Coloration Of The Cavalier King Charles
There are 4 recognized color combinations for the Cavalier King Charles Spaniel
- Blenheim– this is beautiful chestnut/red markings along with white. The name comes in honor of the Blenheim Palace where John Churchill raised Cavalier King Charles Spaniels in the early part of the 18th century.
- Tricolor– this has the chestnut, white and black markings. The ears and area around eyes are black separated by white hair. This is the most rare of the colors.
- Ruby– this is entirely chestnut. They could have some white but almost entirely brown.
- Black/Tan– these have black and chestnut almost completely.
Health Issues To Consider
Because of WWII, all Cavalier’s come from the same 6 Cavalier’s that survived the war. As a result of this called “founder effect” nearly 100% of Cavalier’s suffer from mitral valve disease. It is by far the number one cause of death in the disease causing death in 42.8% of Cavaliers. 12.3% of Cavaliers die of cancer and 12.2% die of old age.
Mitral Valve Disease is a disorder of the heart where the mitral valve doesn’t close properly when the heart pumps out blood. The first signs of MVD is a heart murmur. A cavalier can live their entire lives with a heart murmur but it is the first sign. Annual check-ups with your vet to check for heart murmurs are necessary. Over 50% of Cavaliers will have a heart murmur by 5 and 100% of them will have one by age 10. Again, a heart murmur is an early sign but doesn’t mean the pup has MVD.
The average lifespan of a Cavalier King Charles Spaniel varies greatly between 9-14 years. A dog that develops MVD lives typically only till around 10-11 years of age. To help lower the chance of your pup developing this, The Trained Cavalier health tests every adult prior to breeding them. They are given a cardiac exam every year and if they fail they are no longer bred.
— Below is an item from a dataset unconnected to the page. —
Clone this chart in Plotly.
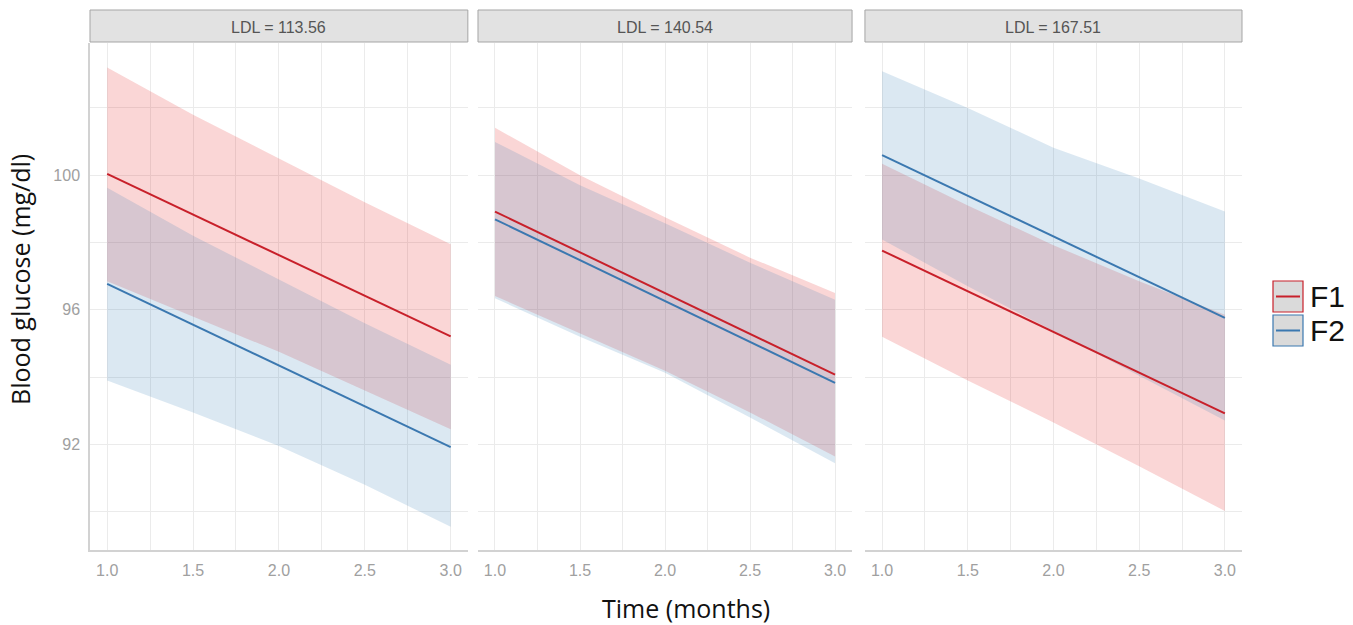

Also, Recherche Cavs purchases their Cavalier from the best breeders of Cavaliers in the world today. Their are generations of health testing to help limit the chances and lengthen the life span of our pups. Again, almost 100% of all Cavaliers will have signs of MVD by 10 years of age so there is no screening that will fully protect but Recherche Cavs is doing everything possible to lengthen the life of our pups by only breeding healthy screened breeding stock.
The second most common illness with Cavalier King Charles Spaniels is hip dysplasia. 12.6% of Cavaliers are dysplastic which can cause lameness and discomfort. Each Cavalier King Charles Spaniel is hip tested and scored by either OFA (Orthopedic Foundation of America), BVA (British Veterinary Association) or PennHip prior to breeding.
Cavaliers do not suffer from serious eye problems typically. Some diseases like juvenile cataracts, retinal dysplasia are possibilities. Because of this The Trained Cavalier has each cavalier tested by a board certified ophthalmologist every year and given an eye clearance to breed.
All toy breeds can be prone to patella luxation. Patella luxation is where the knee cab rides outside the femoral grove when the knee is bent. Again, every breeding adult is tested and has a passed certification for patella luxation prior to breeding.